Jessica Pilz (Austria)
Hailing from Haag, Austria, Jessica Pilz started climbing when she was just nine years old. Now 24, she’s one of the most accomplished lead climbers in the women’s field, and she has also made finals in six Bouldering World Cups. In 2018, she won the Lead Climbing World Championship—beating Janja Garnbret on time. Like Raboutou, Pilz is both a university student and a professional athlete, and she “aims to become a role model for the next generation of climbers.” Unfortunately, Pilz fully ruptured her A-4 pulley at a Bouldering World Cup in Salt Lake City in late May—an injury that has undoubtedly forced her to balance the requirements of recovery with those of training. But it seems to have worked. She had tape on her finger during qualifiers, but climbed well, especially in lead where she finished 2nd. She was 11th and 9th in speed and bouldering.
Aleksanda Miroslaw (Poland)
Aleksanda Miroslaw is the reigning women’s speed-climbing World Champion. And she is fast. During her best heat during qualifiers, she came short of the women’s speed world record by just .01 seconds. She’d have liked that 1/100th of a second, but even without it she won first in speed, which has carried her to the final. Miroslaw is the quintessential speed specialist, but doesn’t perform at the same level on the boulders (20th in qualifiers) and the lead wall (19th). To medal, she’ll need to win speed and then make some gains in the non-speed events.
Anouck Jaubert (France)
Anouck Jaubert is a 27-year-old speed specialist from Grenoble, France.
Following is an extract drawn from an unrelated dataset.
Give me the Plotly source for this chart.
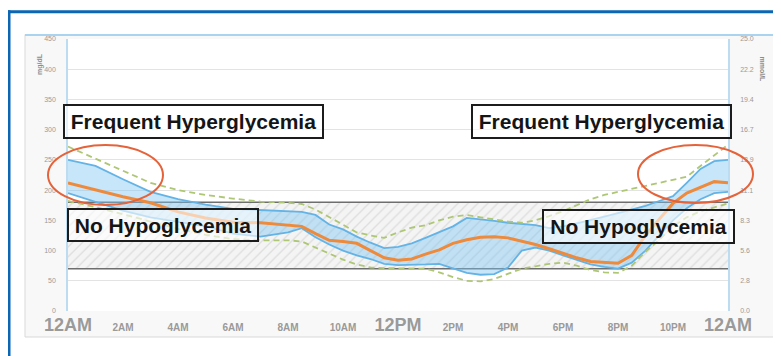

She has appeared on dozens of World Cup podiums as a speed climber, and she earned her spot on the French team after an 11th place finish in the combined event at the 2019 World Championships in Hachioji, China. In the speed round of the Olympic qualifier, Jaubert posted a time of 7.12 seconds, second only to Miroslaw. Jaubert followed up this strong speed performance by placing 13th in bouldering and 15th in lead. We’ll expect a battle between Miroslaw and Jaubert for the speed title in finals—and with it the chance to podium.